Even though there is no doubt that companies are making efforts to become transparent about their practices, Tom Adams, Julie Irwin, professor at the University of Texas at Austin McCombs School of Business, worries about the pessimism about ethical consumerism that gives companies the idea that they should not peruse the moral high ground because consumers will not reward them for it. Yet, Honestby, a company launched by Bruno Pieters, Belgian fashion designer, knows from experience that it is not true that if the sales of a brand are good, their consumers do not care whether their products were produced in an ethically conscious way. There is a possibility there could be an initial loss from switching business models form old to new, but in the long term using sustainable materials and using an open supply chain can actually increase your profit. ”Its all about smart decisions made by smart, aware people.” (Julie Gilhart, 2014). The most self-confident brands may even be complicit in de-fetishizing the commodity, by recognising the advantages of adoptin the kind of radical transparency that connects consumers with real producers, rather than risking involuntary exposure; Tom Adams. Currently the market share for sustainable brands aren’t as high as other brands, Julie Irwin does not think that today’s sales are the best barometer of conscious consumerism; It just needs better marketing, then we can draw conclusions. ”If low prices is all a company offers, it is easy enough for the consumer to walk away when a lower price comes calling”.
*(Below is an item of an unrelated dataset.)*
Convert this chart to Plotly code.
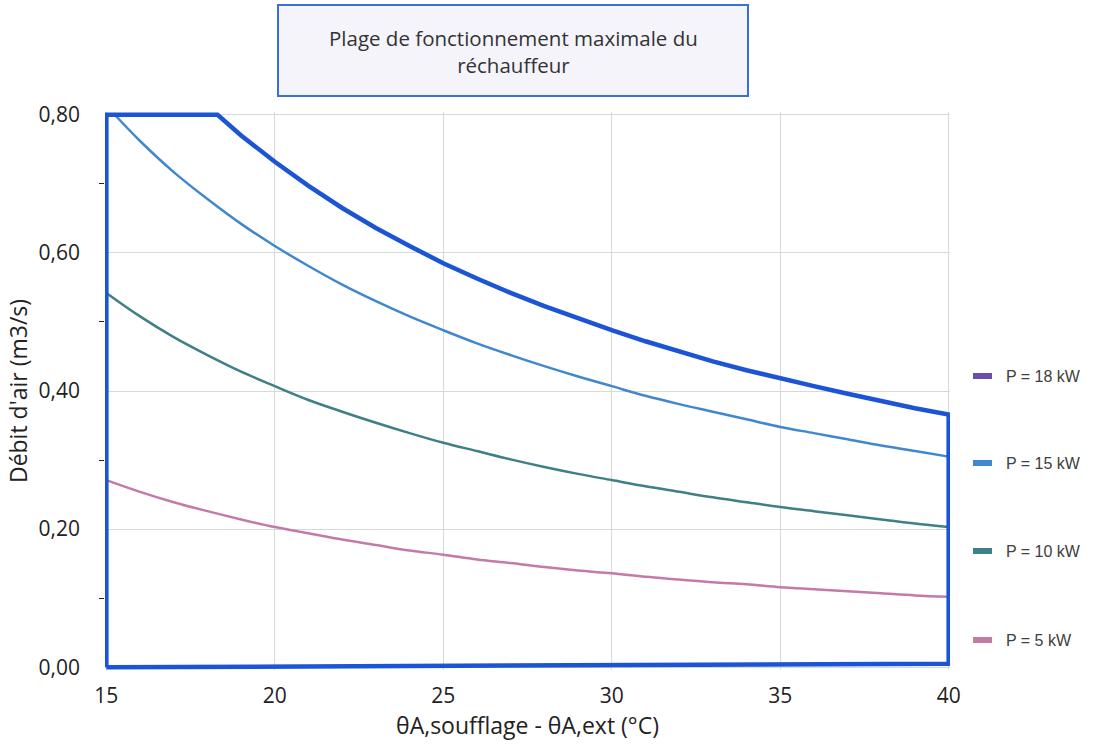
import plotly.graph_objects as go

# Data
x_vals = [15, 16, 17, 18, 19, 20, 21, 22, 23, 24, 25, 26, 27, 28, 29, 30,
          31, 32, 33, 34, 35, 36, 37, 38, 39, 40]
p5 = [0.271, 0.254, 0.239, 0.226, 0.214, 0.203, 0.194, 0.185, 0.177, 0.169,
      0.163, 0.156, 0.151, 0.145, 0.140, 0.136, 0.131, 0.127, 0.123, 0.120,
      0.116, 0.113, 0.110, 0.107, 0.104, 0.102]
p10 = [0.542, 0.508, 0.478, 0.452, 0.428, 0.407, 0.387, 0.370, 0.354, 0.339,
       0.325, 0.313, 0.301, 0.290, 0.280, 0.271, 0.262, 0.254, 0.246, 0.239,
       0.232, 0.226, 0.220, 0.214, 0.208, 0.203]
x15 = [15.25, 16, 17, 18, 19, 20, 21, 22, 23, 24, 25, 26, 27, 28, 29, 30,
       31, 32, 33, 34, 35, 36, 37, 38, 39, 40]
p15 = [0.800, 0.762, 0.717, 0.678, 0.642, 0.610, 0.581, 0.554, 0.530, 0.508,
       0.488, 0.469, 0.452, 0.436, 0.421, 0.407, 0.393, 0.381, 0.370, 0.359,
       0.348, 0.339, 0.330, 0.321, 0.313, 0.305]
x18 = [18.3, 19, 20, 21, 22, 23, 24, 25, 26, 27, 28, 29, 30,
       31, 32, 33, 34, 35, 36, 37, 38, 39, 40]
p18 = [0.800, 0.770, 0.732, 0.697, 0.665, 0.636, 0.610, 0.585, 0.563, 0.542,
       0.523, 0.505, 0.488, 0.472, 0.457, 0.443, 0.430, 0.418, 0.407, 0.396,
       0.385, 0.375, 0.366]

# Operating range frame corners
frame_left_x = [15, 15, 15]
frame_left_y = [0.0, 0.8, 0.8]
frame_bottom_x = [40, 40, 15]
frame_bottom_y = [0.366, 0.005, 0.0]

legend_names = ["P = 18 kW", "P = 15 kW", "P = 10 kW", "P = 5 kW"]
colors = ["#6a4fae", "#3f88d0", "#3f7f86", "#c47aa8"]
frame_color = "#1b55d6"

fig = go.Figure()
fig.add_trace(go.Scatter(x=x_vals, y=p5, mode="lines", line=dict(color=colors[3], width=2.5, shape="spline"),
                         name=legend_names[3], showlegend=False))
fig.add_trace(go.Scatter(x=x_vals, y=p10, mode="lines", line=dict(color=colors[2], width=2.5, shape="spline"),
                         name=legend_names[2], showlegend=False))
fig.add_trace(go.Scatter(x=x15, y=p15, mode="lines", line=dict(color=colors[1], width=2.5, shape="spline"),
                         name=legend_names[1], showlegend=False))
fig.add_trace(go.Scatter(x=x18, y=p18, mode="lines", line=dict(color=colors[0], width=2.5, shape="spline"),
                         name=legend_names[0], showlegend=False))
# Frame of the operating range
fx = frame_left_x[:2] + x18 + frame_bottom_x[1:]
fy = frame_left_y[:2] + p18 + frame_bottom_y[1:]
fig.add_trace(go.Scatter(x=fx, y=fy, mode="lines", line=dict(color=frame_color, width=4.5),
                         showlegend=False, hoverinfo="skip"))

W, H = 1098, 744
L, R, T, B = 105, 148, 112, 74
pw, ph = W - L - R, H - T - B

def px(x):
    return (x - L) / pw

def py(y):
    return (H - B - y) / ph

shapes = []
annotations = []
# Title box
shapes.append(dict(type="rect", xref="paper", yref="paper",
                   x0=px(278), x1=px(748), y0=py(96), y1=py(5),
                   fillcolor="#f5f4fb", line=dict(color="#3a6fd8", width=2), layer="above"))
annotations.append(dict(xref="paper", yref="paper", x=px(513), y=py(51),
                        text="Plage de fonctionnement maximale du<br>réchauffeur",
                        showarrow=False, xanchor="center", yanchor="middle",
                        font=dict(family="Open Sans", size=20.5, color="#333333")))
# Legend (manual)
leg_y = [376, 463, 551, 640]
for name, c, yy in zip(legend_names, colors, leg_y):
    shapes.append(dict(type="rect", xref="paper", yref="paper",
                       x0=px(973), x1=px(992), y0=py(yy + 3), y1=py(yy - 3),
                       fillcolor=c, line=dict(width=0)))
    annotations.append(dict(xref="paper", yref="paper", x=px(1004), y=py(yy),
                            text=name, showarrow=False, xanchor="left", yanchor="middle",
                            font=dict(family="Liberation Sans", size=16, color="#404040")))

fig.update_layout(
    width=W, height=H,
    margin=dict(l=L, r=R, t=T, b=B),
    paper_bgcolor="white", plot_bgcolor="white",
    separators=", ",
    showlegend=False,
    shapes=shapes, annotations=annotations,
    font=dict(family="Open Sans", color="#222222"),
)
fig.update_xaxes(range=[14.96, 40.04], tickvals=[15, 20, 25, 30, 35, 40],
                 showgrid=True, gridcolor="#d9d9d9", gridwidth=1,
                 zeroline=False, showline=False, ticks="",
                 ticklabelstandoff=11,
                 tickfont=dict(size=21, color="#222222"),
                 title=dict(text="θA,soufflage - θA,ext (°C)", font=dict(size=23, color="#222222"),
                            standoff=0))
fig.update_yaxes(range=[-0.004, 0.804], tickvals=[0, 0.2, 0.4, 0.6, 0.8], tickformat=".2f",
                 showgrid=True, gridcolor="#d9d9d9", gridwidth=1,
                 zeroline=False, showline=False, ticks="",
                 ticklabelstandoff=24,
                 minor=dict(tickvals=[0.1, 0.3, 0.5, 0.7], ticks="outside", ticklen=5,
                            tickcolor="#222222", showgrid=False),
                 tickfont=dict(size=21, color="#222222"),
                 title=dict(text="Débit d'air (m3/s)", font=dict(size=23, color="#222222"),
                            standoff=4))

fig.write_html("out.html")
So the question is who will drive this change the consumers as Julie Irwin mentioned, or do brands need to cross the river first. Consumers do know that their actions are effecting other people in this way of consuming, so they do want to change Elettra Wiederman. The ethical consumer exist. Tom Adams shows that the first steps are with the consumer; they are getting more organised and brands need to do the same and prepare for the future where information is mandatory in a consumers buying behaviour. If you give them the information, they will incorporate this into their purchasing. Consumers are very much interested in becoming fully conscious of the circumstances in which they purchases are made, Tom Adams. The BCG forecast a new consumer group the Millenials that expect companies to care about social issue and will reward those that partner with the right cause. The BBMG, Globescan and Sustainability forecast that consumers want companies to give them a feeling of confidence that purchasing sustainable products is the better thing to do. ”Conscious brands must provide us with choices that meet our wants, and increasingly better informed needs”. Tom Adams. By a research done by Made In it has show that country of manufacture itself is more important than ever to consumers in their purchase behaviour. The BBMG, Globescan & Sustainability has shown in their research that a majority of consumers globally agree that they would purchase more products that are environmentally friendly and socially responsible, if they performed as well (75%) and it didn’t cost more (70%)!!ADD REFERENCE BRUNO PIETERS!! Consumers are ready to be part of the solution.